Background: Febrile neutropenia is an important cause of mortality and morbidity in hematology-oncology patients undergoing chemotherapy. The management of febrile neutropenia is typically algorithm-driven. The aim of this study was to assess the results of a standardized protocol for the treatment of febrile neutropenia.
Methods: A retrospective cohort study (2011-2012) was conducted of patients with high-risk neutropenia in a hematology-oncology service.
Results: Forty-four episodes of 17 patients with a median age of 48 years (range: 18-78 years) were included. The incidence of febrile neutropenia was 61.4%. The presence of febrile neutropenia was associated with both the duration and severity of neutropenia. Microbiological agents were isolated from different sources in 59.3% of the episodes with bacteremia isolated from blood being the most prevalent (81.3%). Multiple drug-resistant gram-negative bacilli were isolated in 62.5% of all microbiologically documented infections. Treatment of 63% of the episodes in which the initial treatment was piperacillin/tazobactam needed to be escalated to meropenem. The mortality rate due to febrile neutropenia episodes was 18.5%.

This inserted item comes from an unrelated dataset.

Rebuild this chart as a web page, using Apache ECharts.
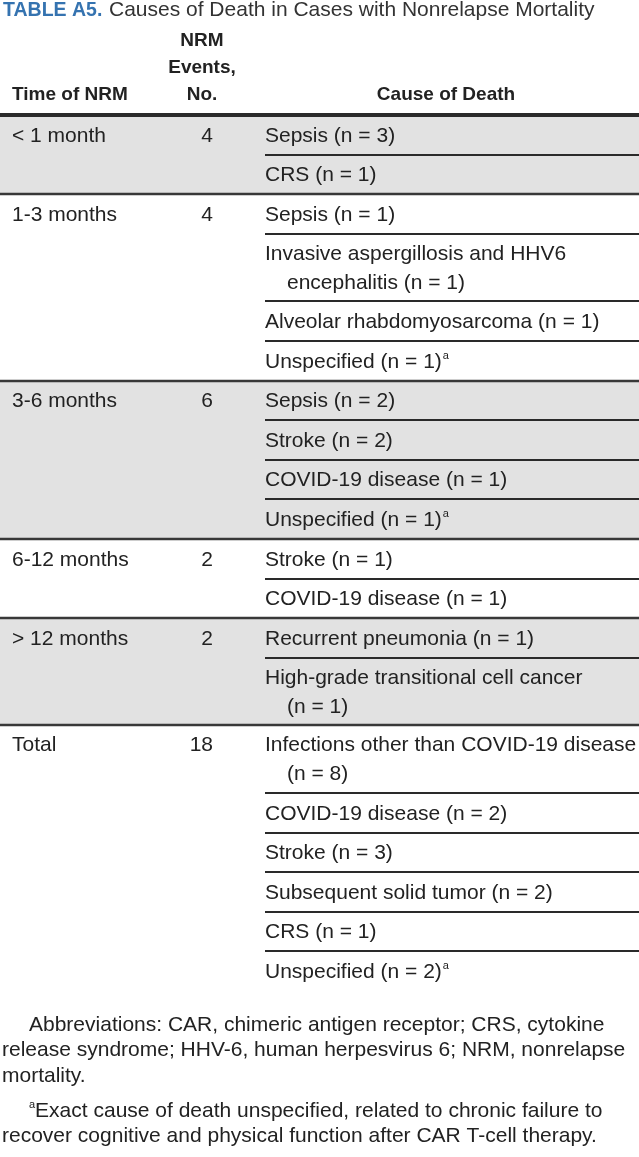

Conclusion: The high rate of gram-negative bacilli resistant to piperacillin/tazobactam (front-line antibiotics in our protocol) and the early need to escalate to carbapenems raises the question as to whether it is necessary to change the current protocol.
Keywords: Clinical protocols; Drug resistance, bacterial; Gram-negative bacterial infections; Hematologic diseases; Neutropenia.